Regarding Jobs, the stories are endless, and somewhat legendary. He certainly could be something of a world-class pain to work with. But, he too could bring out the very best in people – more than they knew they had in them. Consider these revealing excerpts from the Walter Isaacson book, Steve Jobs:
For all of his obnoxious behavior, Jobs also had the ability to instill in his team an esprit de corps. After tearing people down, he would find ways to lift them up and make them feel that being part of the Macintosh project was an amazing mission. Every six months he would take most of his team on a two-day retreat at a nearby resort.
Jobs had latched onto what he believed was a key management lesson from his Macintosh experience: You have to be ruthless if you want to build a team of A players. “It’s too easy, as a team grows, to put up with a few B players, and they then attract a few more B players, and soon you will even have some C players,” he recalled. “The Macintosh experience taught me that A players like to work only with other A players, which means you can’t indulge B players.”
“What I’m best at doing is finding a group of talented people and making things with them,” he told the magazine.
Business Week asked him why he treated employees so harshly, Jobs said it made the company better.
…and his great talent, Jobs said, was to “get A performances out of B players.” At Apple, Jobs told him, he would get to work with A players.
The literature about leadership is pretty unanimous about this key role a leader plays.

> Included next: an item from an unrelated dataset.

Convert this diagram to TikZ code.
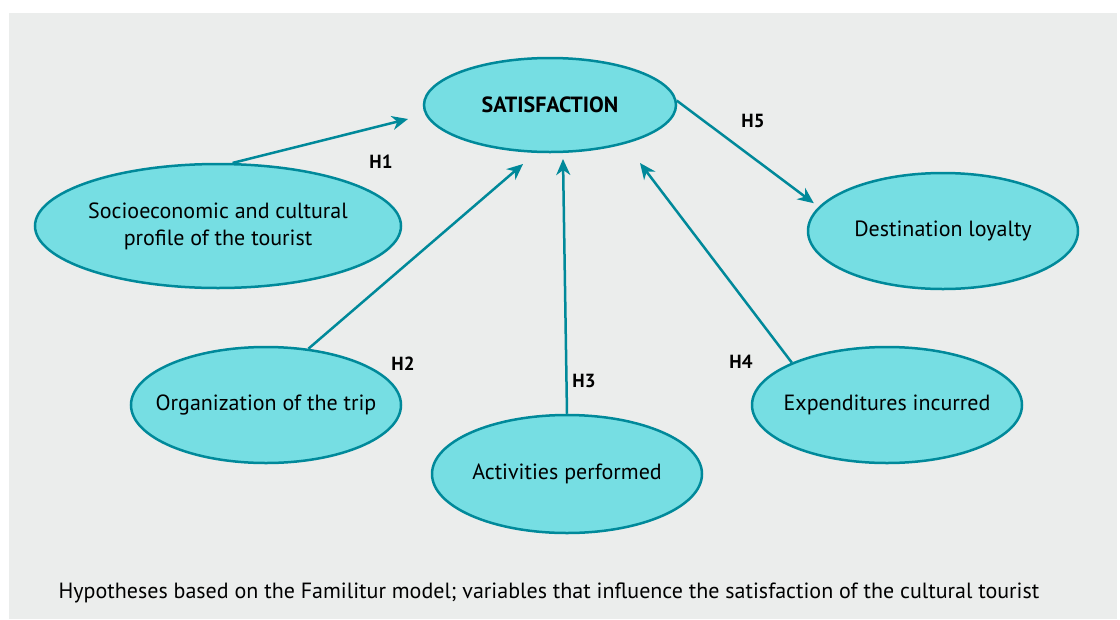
\documentclass[tikz,border=0pt]{standalone}
\usepackage{fontspec}
\setmainfont{PT Sans}
\usetikzlibrary{shapes.geometric,arrows.meta}
\definecolor{bgrey}{HTML}{EBEDEC}
\definecolor{cyanfill}{HTML}{76DEE3}
\definecolor{tealline}{HTML}{00899A}

\begin{document}
\begin{tikzpicture}[x=1pt,y=-1pt,
  var/.style={ellipse, draw=tealline, fill=cyanfill, line width=2.5pt,
    inner xsep=-45pt, inner ysep=0pt,
    minimum width=270pt, minimum height=116pt, align=center,
    font=\fontsize{22}{27}\selectfont},
  hyp/.style={font=\fontsize{19}{22}\selectfont\bfseries},
  link/.style={draw=tealline, line width=2.5pt, -{Stealth[length=16pt,width=14pt,inset=5pt]}}]
%\draw[draw=black] (0,0) rectangle (1120,619);
\useasboundingbox (0,0) rectangle (1120,619);
\fill[bgrey] (9,13) rectangle (1117,619);
\node[var, minimum width=252pt, minimum height=94pt, font=\fontsize{22}{27}\selectfont\bfseries] (sat) at (550,105) {SATISFACTION};
\node[var, minimum width=366pt, minimum height=124pt] (soc) at (218,226) {Socioeconomic and cultural\\profile of the tourist};
\node[var] (org) at (266,405) {Organization of the trip};
\node[var, minimum height=118pt] (act) at (567,474) {Activities performed};
\node[var] (exp) at (887,405) {Expenditures incurred};
\node[var] (loy) at (943,231) {Destination loyalty};
% arrow tips stop short of the ellipse
\coordinate (t1) at (408,119);
\coordinate (t2) at (523,164);
\coordinate (t3) at (563,159);
\coordinate (t4) at (640,163);
\draw[link] (soc.77) -- (t1);
\draw[link] (org.53) -- (t2);
\draw[link] (act.north) -- (t3);
\draw[link] (exp.156) -- (t4);
\draw[link, shorten >=6pt] (sat.2) -- (loy.169);
\node[hyp] (h1) at (381,162) {H1};
\node[hyp] (h2) at (403,364) {H2};
\node[hyp] (h3) at (584,381) {H3};
\node[hyp] (h4) at (741,362) {H4};
\node[hyp] (h5) at (753,121) {H5};
\node[font=\fontsize{22}{26}\selectfont] (cap) at (549,593) {Hypotheses based on the Familitur model; variables that influence the satisfaction of the cultural tourist};
\end{tikzpicture}
\end{document}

In Liz Wiseman’s book, Multipliers, she writes that the leader has to “multiply” the good effects of the workers, and never diminish them. A good leader “multiplies’ the results of the workers he/she leads. In Kouzes and Pozner’s Encouraging the Heart, they argue that for people to be their best, they must be encouraged, in their hearts, by the one who leads them. And when they are so encouraged, they become more productive, actually better at their jobs.
Whatever Twyla Tharp and Steve Jobs had, or did, it worked. They both developed quite a track record of bringing out the very best in the people who worked for them. (Of course, Twyla Tharp is still at it…).
If you are a leader, this is the test, isn’t it? Are you making your people better? Are you pushing them to do more than they even knew they could do? Are you making the average much better, and the best even better still?
If not, you’ve got some leadership skills to develop.